Окуджава завидовал Пушкину с его красивой судьбой. Галич завидовал Полежаеву с его несчастной судьбой и поражением на всех фронтах - и, может быть, мера его таланта действительно соотносится скорей с одаренностью Полежаева, нежели с гением Пушкина. Но есть вещи, которые он понял и высказал - и которые Окуджаве были недоступны; и есть минуты, когда самому упрямому (вроде меня) поклоннику Окуджавы ближе Галич, потому что сами мы сегодня - в положении слабом и некрасивом, и любоваться собою нам не приходится.

Перелом в отношении к нему произошел у меня, пожалуй, на «Песне об отчем доме», которую я знал, конечно, но как-то не вслушивался. Смысл ее не так прост, как кажется. Одно время мне виделась тут капитуляция - примерно как в лучшей из поздних песен БГ «Еще один раз». Так все было точно - «Едва ли я вернусь сюда еще один раз», - и вдруг «Есть повод прийти сюда еще один раз»! Так же и у Галича: такая прекрасная иудейская гордость - «Но уж если я должен платить долги, то зачем же при этом лгать? Я уйду свободный от всех долгов, и назад меня не зови!» - и вдруг: «Не зови, я и сам приду». Что это еще за приступ патриотизма после всех поруганий?

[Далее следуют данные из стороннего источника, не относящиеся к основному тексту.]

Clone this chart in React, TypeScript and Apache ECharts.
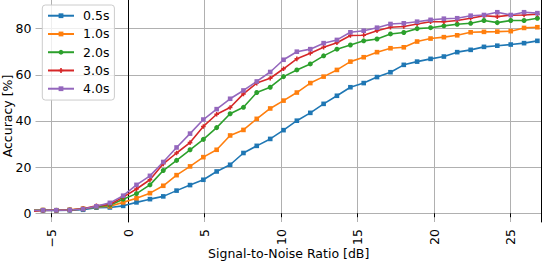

Но потом я понял, и на этом, кажется, отношение мое к Галичу переломилось навсегда. В «Отчем доме» и финальной его фразе больше гордости, чем во всех патриотических песнях советского официоза. «Не зови, я и так приду» - это не жалкая попытка отщепенца присоединиться все-таки к большинству. Это четкое и строгое сознание того, что никто не вправе нам советовать, как нам любить нашу Родину, и даже она сама не смеет учить нас Родину любить. Мы придем без всякого призыва, потому что САМИ знаем, когда нам приходить. «Я и так приду» - не потому, что «некто с пустым лицом» мне это предписывает, а потому, что это моя Родина, и не посредникам выстраивать мои отношения с ней; и даже если она сама не поймет меня - я все равно ее не оставлю, потому что я так хочу. Здесь Галич выше всех в своем поколении - и свободнее всех; и эти его слова безусловно останутся в русской поэзии.

Родине же отдельное спасибо за то, что уж чему-чему, а вечной актуальности и даже бессмертию лучших стихов она сама способствует будь здоров.